§ **Short problem**: Transcribe the listing exactly, leaving out every picture.

§ **Provided material**:
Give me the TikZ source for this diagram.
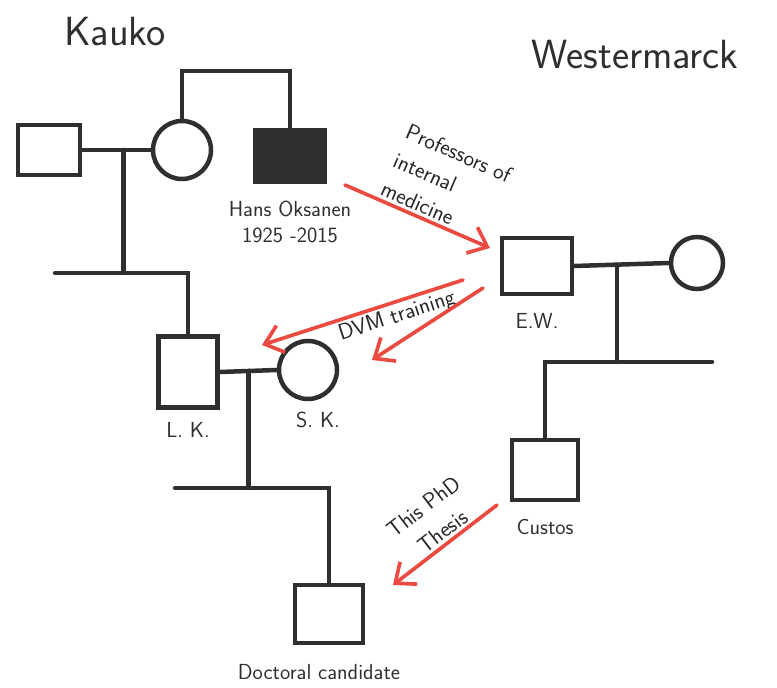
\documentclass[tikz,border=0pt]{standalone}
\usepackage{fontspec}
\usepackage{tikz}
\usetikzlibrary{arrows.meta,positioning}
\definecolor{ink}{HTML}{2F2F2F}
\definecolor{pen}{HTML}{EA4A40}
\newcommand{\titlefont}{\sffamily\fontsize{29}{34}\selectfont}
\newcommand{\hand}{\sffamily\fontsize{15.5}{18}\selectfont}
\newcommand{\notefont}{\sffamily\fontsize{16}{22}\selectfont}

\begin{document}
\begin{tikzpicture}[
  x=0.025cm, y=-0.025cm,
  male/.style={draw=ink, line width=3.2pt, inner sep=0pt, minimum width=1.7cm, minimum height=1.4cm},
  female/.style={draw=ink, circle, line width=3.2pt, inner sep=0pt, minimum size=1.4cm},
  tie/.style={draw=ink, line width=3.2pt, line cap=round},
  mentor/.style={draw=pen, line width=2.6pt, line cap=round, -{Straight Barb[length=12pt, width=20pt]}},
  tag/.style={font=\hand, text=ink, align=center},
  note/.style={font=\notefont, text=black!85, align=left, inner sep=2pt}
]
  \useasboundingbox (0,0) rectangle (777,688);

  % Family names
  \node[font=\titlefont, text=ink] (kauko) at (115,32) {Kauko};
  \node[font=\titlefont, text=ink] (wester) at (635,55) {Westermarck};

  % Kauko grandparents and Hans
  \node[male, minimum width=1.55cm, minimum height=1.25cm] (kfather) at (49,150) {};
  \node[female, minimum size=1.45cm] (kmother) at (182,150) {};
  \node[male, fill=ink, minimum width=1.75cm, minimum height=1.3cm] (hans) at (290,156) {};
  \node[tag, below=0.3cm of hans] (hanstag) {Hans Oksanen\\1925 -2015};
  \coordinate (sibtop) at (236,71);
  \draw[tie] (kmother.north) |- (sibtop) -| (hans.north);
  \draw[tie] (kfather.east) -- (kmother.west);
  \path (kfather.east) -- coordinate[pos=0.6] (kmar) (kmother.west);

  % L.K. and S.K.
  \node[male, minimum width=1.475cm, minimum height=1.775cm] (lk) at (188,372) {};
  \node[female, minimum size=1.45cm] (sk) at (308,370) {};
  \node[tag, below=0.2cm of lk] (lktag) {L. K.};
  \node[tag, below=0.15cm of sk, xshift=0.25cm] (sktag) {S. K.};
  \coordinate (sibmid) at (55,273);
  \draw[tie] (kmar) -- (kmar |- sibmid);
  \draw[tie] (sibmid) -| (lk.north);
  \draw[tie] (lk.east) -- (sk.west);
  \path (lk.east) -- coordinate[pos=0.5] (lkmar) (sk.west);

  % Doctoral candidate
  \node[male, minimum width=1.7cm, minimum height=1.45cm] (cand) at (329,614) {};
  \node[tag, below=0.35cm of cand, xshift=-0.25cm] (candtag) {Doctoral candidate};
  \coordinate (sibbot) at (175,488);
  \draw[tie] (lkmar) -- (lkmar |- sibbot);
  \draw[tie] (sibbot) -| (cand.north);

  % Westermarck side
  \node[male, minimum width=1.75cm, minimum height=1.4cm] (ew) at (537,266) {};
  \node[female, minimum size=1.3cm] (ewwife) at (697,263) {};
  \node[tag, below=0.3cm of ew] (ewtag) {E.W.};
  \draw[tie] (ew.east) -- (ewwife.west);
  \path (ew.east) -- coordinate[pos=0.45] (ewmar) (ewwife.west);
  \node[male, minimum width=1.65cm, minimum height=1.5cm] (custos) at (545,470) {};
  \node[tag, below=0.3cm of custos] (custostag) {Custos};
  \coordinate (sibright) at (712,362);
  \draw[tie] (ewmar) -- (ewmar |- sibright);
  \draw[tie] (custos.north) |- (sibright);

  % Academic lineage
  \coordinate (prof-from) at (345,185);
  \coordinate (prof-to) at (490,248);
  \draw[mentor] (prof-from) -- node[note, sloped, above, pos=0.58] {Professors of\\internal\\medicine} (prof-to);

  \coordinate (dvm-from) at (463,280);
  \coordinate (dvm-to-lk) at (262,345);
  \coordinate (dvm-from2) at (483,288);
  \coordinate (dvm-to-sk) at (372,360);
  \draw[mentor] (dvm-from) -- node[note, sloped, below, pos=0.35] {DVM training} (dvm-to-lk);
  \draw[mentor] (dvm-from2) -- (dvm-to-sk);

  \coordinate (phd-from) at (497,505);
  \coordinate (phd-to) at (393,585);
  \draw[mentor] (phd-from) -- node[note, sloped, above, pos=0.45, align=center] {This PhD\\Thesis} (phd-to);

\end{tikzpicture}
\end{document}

§ **Task answer**:
Give me the TikZ source for this diagram.
\documentclass[tikz,border=0pt]{standalone}
\usepackage{fontspec}
\usepackage{tikz}
\usetikzlibrary{arrows.meta,positioning}
\definecolor{ink}{HTML}{2F2F2F}
\definecolor{pen}{HTML}{EA4A40}
\newcommand{\titlefont}{\sffamily\fontsize{29}{34}\selectfont}
\newcommand{\hand}{\sffamily\fontsize{15.5}{18}\selectfont}
\newcommand{\notefont}{\sffamily\fontsize{16}{22}\selectfont}

\begin{document}
\begin{tikzpicture}[
  x=0.025cm, y=-0.025cm,
  male/.style={draw=ink, line width=3.2pt, inner sep=0pt, minimum width=1.7cm, minimum height=1.4cm},
  female/.style={draw=ink, circle, line width=3.2pt, inner sep=0pt, minimum size=1.4cm},
  tie/.style={draw=ink, line width=3.2pt, line cap=round},
  mentor/.style={draw=pen, line width=2.6pt, line cap=round, -{Straight Barb[length=12pt, width=20pt]}},
  tag/.style={font=\hand, text=ink, align=center},
  note/.style={font=\notefont, text=black!85, align=left, inner sep=2pt}
]
  \useasboundingbox (0,0) rectangle (777,688);

  % Family names
  \node[font=\titlefont, text=ink] (kauko) at (115,32) {Kauko};
  \node[font=\titlefont, text=ink] (wester) at (635,55) {Westermarck};

  % Kauko grandparents and Hans
  \node[male, minimum width=1.55cm, minimum height=1.25cm] (kfather) at (49,150) {};
  \node[female, minimum size=1.45cm] (kmother) at (182,150) {};
  \node[male, fill=ink, minimum width=1.75cm, minimum height=1.3cm] (hans) at (290,156) {};
  \node[tag, below=0.3cm of hans] (hanstag) {Hans Oksanen\\1925 -2015};
  \coordinate (sibtop) at (236,71);
  \draw[tie] (kmother.north) |- (sibtop) -| (hans.north);
  \draw[tie] (kfather.east) -- (kmother.west);
  \path (kfather.east) -- coordinate[pos=0.6] (kmar) (kmother.west);

  % L.K. and S.K.
  \node[male, minimum width=1.475cm, minimum height=1.775cm] (lk) at (188,372) {};
  \node[female, minimum size=1.45cm] (sk) at (308,370) {};
  \node[tag, below=0.2cm of lk] (lktag) {L. K.};
  \node[tag, below=0.15cm of sk, xshift=0.25cm] (sktag) {S. K.};
  \coordinate (sibmid) at (55,273);
  \draw[tie] (kmar) -- (kmar |- sibmid);
  \draw[tie] (sibmid) -| (lk.north);
  \draw[tie] (lk.east) -- (sk.west);
  \path (lk.east) -- coordinate[pos=0.5] (lkmar) (sk.west);

  % Doctoral candidate
  \node[male, minimum width=1.7cm, minimum height=1.45cm] (cand) at (329,614) {};
  \node[tag, below=0.35cm of cand, xshift=-0.25cm] (candtag) {Doctoral candidate};
  \coordinate (sibbot) at (175,488);
  \draw[tie] (lkmar) -- (lkmar |- sibbot);
  \draw[tie] (sibbot) -| (cand.north);

  % Westermarck side
  \node[male, minimum width=1.75cm, minimum height=1.4cm] (ew) at (537,266) {};
  \node[female, minimum size=1.3cm] (ewwife) at (697,263) {};
  \node[tag, below=0.3cm of ew] (ewtag) {E.W.};
  \draw[tie] (ew.east) -- (ewwife.west);
  \path (ew.east) -- coordinate[pos=0.45] (ewmar) (ewwife.west);
  \node[male, minimum width=1.65cm, minimum height=1.5cm] (custos) at (545,470) {};
  \node[tag, below=0.3cm of custos] (custostag) {Custos};
  \coordinate (sibright) at (712,362);
  \draw[tie] (ewmar) -- (ewmar |- sibright);
  \draw[tie] (custos.north) |- (sibright);

  % Academic lineage
  \coordinate (prof-from) at (345,185);
  \coordinate (prof-to) at (490,248);
  \draw[mentor] (prof-from) -- node[note, sloped, above, pos=0.58] {Professors of\\internal\\medicine} (prof-to);

  \coordinate (dvm-from) at (463,280);
  \coordinate (dvm-to-lk) at (262,345);
  \coordinate (dvm-from2) at (483,288);
  \coordinate (dvm-to-sk) at (372,360);
  \draw[mentor] (dvm-from) -- node[note, sloped, below, pos=0.35] {DVM training} (dvm-to-lk);
  \draw[mentor] (dvm-from2) -- (dvm-to-sk);

  \coordinate (phd-from) at (497,505);
  \coordinate (phd-to) at (393,585);
  \draw[mentor] (phd-from) -- node[note, sloped, above, pos=0.45, align=center] {This PhD\\Thesis} (phd-to);

\end{tikzpicture}
\end{document}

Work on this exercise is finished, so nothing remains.